======== Material provided
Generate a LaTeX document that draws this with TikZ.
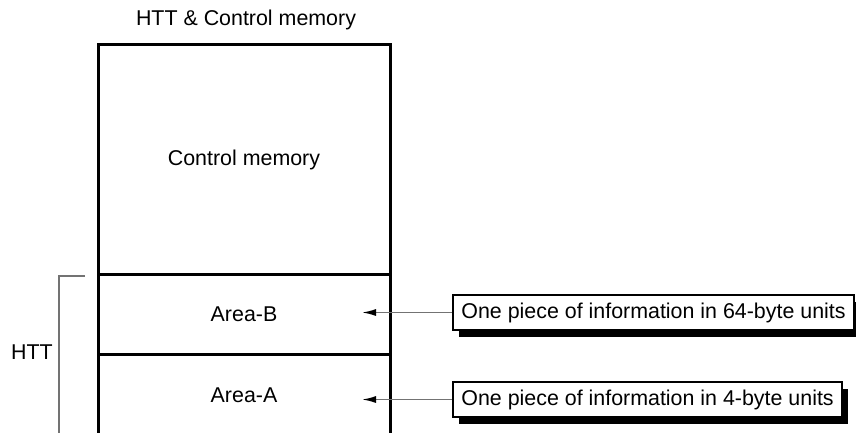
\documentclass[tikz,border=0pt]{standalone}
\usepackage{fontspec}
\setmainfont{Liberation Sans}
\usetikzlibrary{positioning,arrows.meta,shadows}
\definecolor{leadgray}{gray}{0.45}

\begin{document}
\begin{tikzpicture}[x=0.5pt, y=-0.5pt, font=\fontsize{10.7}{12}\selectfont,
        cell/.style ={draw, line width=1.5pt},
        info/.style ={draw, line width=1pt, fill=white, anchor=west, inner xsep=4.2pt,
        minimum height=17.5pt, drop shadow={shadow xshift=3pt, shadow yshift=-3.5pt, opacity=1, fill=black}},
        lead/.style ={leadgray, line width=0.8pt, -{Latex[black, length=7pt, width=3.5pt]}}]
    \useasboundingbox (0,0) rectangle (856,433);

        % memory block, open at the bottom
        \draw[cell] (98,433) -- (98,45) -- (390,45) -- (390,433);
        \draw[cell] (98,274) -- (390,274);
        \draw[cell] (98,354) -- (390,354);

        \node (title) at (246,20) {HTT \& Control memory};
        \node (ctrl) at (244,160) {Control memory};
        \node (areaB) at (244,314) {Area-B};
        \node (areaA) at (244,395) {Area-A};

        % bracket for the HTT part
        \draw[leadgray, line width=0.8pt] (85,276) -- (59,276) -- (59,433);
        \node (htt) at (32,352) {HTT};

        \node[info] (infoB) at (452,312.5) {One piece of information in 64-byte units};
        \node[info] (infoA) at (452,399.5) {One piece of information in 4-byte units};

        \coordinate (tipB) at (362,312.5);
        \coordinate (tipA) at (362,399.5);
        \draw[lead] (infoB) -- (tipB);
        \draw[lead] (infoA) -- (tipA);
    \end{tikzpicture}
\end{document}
================
======== Material provided
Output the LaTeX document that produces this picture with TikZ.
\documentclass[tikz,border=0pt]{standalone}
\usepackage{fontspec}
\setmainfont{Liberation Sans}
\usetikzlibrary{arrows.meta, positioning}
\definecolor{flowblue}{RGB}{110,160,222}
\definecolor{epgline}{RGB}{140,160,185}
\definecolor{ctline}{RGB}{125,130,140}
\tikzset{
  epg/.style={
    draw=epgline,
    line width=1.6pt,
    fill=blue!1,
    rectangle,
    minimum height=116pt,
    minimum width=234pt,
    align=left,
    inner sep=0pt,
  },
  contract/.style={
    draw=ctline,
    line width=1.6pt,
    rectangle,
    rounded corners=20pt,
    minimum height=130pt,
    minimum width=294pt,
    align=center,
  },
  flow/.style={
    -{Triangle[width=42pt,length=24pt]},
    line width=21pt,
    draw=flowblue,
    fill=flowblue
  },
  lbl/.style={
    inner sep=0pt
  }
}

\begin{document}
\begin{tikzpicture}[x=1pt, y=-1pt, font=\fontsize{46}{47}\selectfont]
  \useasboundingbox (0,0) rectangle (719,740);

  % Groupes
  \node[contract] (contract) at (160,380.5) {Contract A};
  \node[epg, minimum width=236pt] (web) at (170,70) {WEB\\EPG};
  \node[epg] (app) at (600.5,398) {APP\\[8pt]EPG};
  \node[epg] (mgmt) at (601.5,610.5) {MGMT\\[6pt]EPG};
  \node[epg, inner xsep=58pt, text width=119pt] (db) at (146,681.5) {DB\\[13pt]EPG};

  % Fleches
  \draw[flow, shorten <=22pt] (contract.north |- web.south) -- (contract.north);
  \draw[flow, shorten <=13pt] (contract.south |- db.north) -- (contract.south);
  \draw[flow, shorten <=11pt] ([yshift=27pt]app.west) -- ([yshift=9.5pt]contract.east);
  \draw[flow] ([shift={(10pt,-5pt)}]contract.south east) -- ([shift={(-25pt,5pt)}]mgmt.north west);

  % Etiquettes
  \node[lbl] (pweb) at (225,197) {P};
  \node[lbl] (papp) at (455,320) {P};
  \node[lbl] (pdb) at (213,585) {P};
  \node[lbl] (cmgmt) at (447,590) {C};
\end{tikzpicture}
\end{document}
================
======== Material provided
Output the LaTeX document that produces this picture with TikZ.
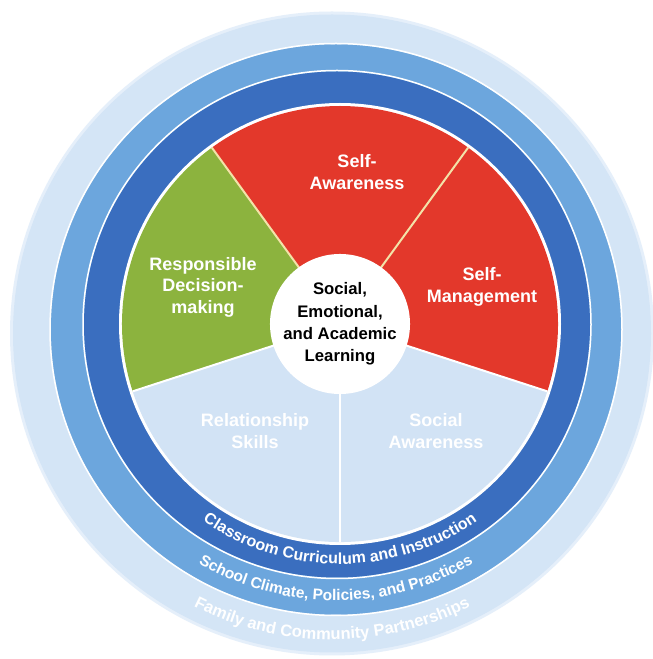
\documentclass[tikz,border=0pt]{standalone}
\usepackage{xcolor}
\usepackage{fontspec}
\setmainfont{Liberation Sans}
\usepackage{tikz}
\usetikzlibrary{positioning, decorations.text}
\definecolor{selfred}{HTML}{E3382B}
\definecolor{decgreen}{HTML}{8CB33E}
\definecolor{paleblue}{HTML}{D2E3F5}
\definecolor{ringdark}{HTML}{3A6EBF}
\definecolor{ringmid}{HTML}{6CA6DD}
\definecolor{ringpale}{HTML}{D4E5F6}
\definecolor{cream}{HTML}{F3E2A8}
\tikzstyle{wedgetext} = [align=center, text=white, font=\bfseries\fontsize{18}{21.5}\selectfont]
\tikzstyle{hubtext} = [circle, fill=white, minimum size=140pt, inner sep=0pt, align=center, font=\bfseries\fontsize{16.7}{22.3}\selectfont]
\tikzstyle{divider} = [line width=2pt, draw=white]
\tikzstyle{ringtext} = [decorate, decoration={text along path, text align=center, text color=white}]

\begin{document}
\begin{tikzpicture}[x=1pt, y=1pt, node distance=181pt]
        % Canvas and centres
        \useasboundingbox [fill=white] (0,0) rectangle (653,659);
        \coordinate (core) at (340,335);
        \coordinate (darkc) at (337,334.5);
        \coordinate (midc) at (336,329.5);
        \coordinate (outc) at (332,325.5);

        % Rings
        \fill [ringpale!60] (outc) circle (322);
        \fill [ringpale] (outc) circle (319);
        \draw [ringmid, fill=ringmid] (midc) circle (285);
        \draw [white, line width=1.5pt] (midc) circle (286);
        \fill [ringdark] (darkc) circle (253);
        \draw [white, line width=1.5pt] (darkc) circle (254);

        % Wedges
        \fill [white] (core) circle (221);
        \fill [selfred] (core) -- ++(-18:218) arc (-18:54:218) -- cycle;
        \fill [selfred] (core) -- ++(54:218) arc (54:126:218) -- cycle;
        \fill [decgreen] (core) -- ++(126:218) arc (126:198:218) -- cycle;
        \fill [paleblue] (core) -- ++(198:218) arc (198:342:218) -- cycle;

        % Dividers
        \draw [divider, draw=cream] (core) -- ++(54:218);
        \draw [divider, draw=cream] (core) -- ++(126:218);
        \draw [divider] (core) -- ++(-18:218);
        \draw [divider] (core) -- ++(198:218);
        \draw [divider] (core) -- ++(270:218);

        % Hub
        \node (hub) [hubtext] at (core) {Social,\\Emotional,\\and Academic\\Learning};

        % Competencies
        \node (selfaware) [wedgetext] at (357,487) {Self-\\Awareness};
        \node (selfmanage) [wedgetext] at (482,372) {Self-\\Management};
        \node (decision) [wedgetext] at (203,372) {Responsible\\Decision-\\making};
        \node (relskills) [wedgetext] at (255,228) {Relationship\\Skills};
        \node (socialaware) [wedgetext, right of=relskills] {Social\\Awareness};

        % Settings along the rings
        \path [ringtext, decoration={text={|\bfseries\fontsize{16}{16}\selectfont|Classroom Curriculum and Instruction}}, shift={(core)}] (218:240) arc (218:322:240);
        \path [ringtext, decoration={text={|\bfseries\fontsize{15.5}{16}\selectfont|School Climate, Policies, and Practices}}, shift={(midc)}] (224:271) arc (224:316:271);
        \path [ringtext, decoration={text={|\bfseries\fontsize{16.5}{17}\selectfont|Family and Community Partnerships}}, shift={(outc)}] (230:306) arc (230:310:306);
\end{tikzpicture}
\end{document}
================
**Exercise aim**
Reproduce exactly the run of lines beginning with the one that contains "Generate a LaTeX" and ending with the one that contains "(htt) at (32,352)". Do not include pictures.

**Task result**
Generate a LaTeX document that draws this with TikZ.
\documentclass[tikz,border=0pt]{standalone}
\usepackage{fontspec}
\setmainfont{Liberation Sans}
\usetikzlibrary{positioning,arrows.meta,shadows}
\definecolor{leadgray}{gray}{0.45}

\begin{document}
\begin{tikzpicture}[x=0.5pt, y=-0.5pt, font=\fontsize{10.7}{12}\selectfont,
        cell/.style ={draw, line width=1.5pt},
        info/.style ={draw, line width=1pt, fill=white, anchor=west, inner xsep=4.2pt,
        minimum height=17.5pt, drop shadow={shadow xshift=3pt, shadow yshift=-3.5pt, opacity=1, fill=black}},
        lead/.style ={leadgray, line width=0.8pt, -{Latex[black, length=7pt, width=3.5pt]}}]
    \useasboundingbox (0,0) rectangle (856,433);

        % memory block, open at the bottom
        \draw[cell] (98,433) -- (98,45) -- (390,45) -- (390,433);
        \draw[cell] (98,274) -- (390,274);
        \draw[cell] (98,354) -- (390,354);

        \node (title) at (246,20) {HTT \& Control memory};
        \node (ctrl) at (244,160) {Control memory};
        \node (areaB) at (244,314) {Area-B};
        \node (areaA) at (244,395) {Area-A};

        % bracket for the HTT part
        \draw[leadgray, line width=0.8pt] (85,276) -- (59,276) -- (59,433);
        \node (htt) at (32,352) {HTT};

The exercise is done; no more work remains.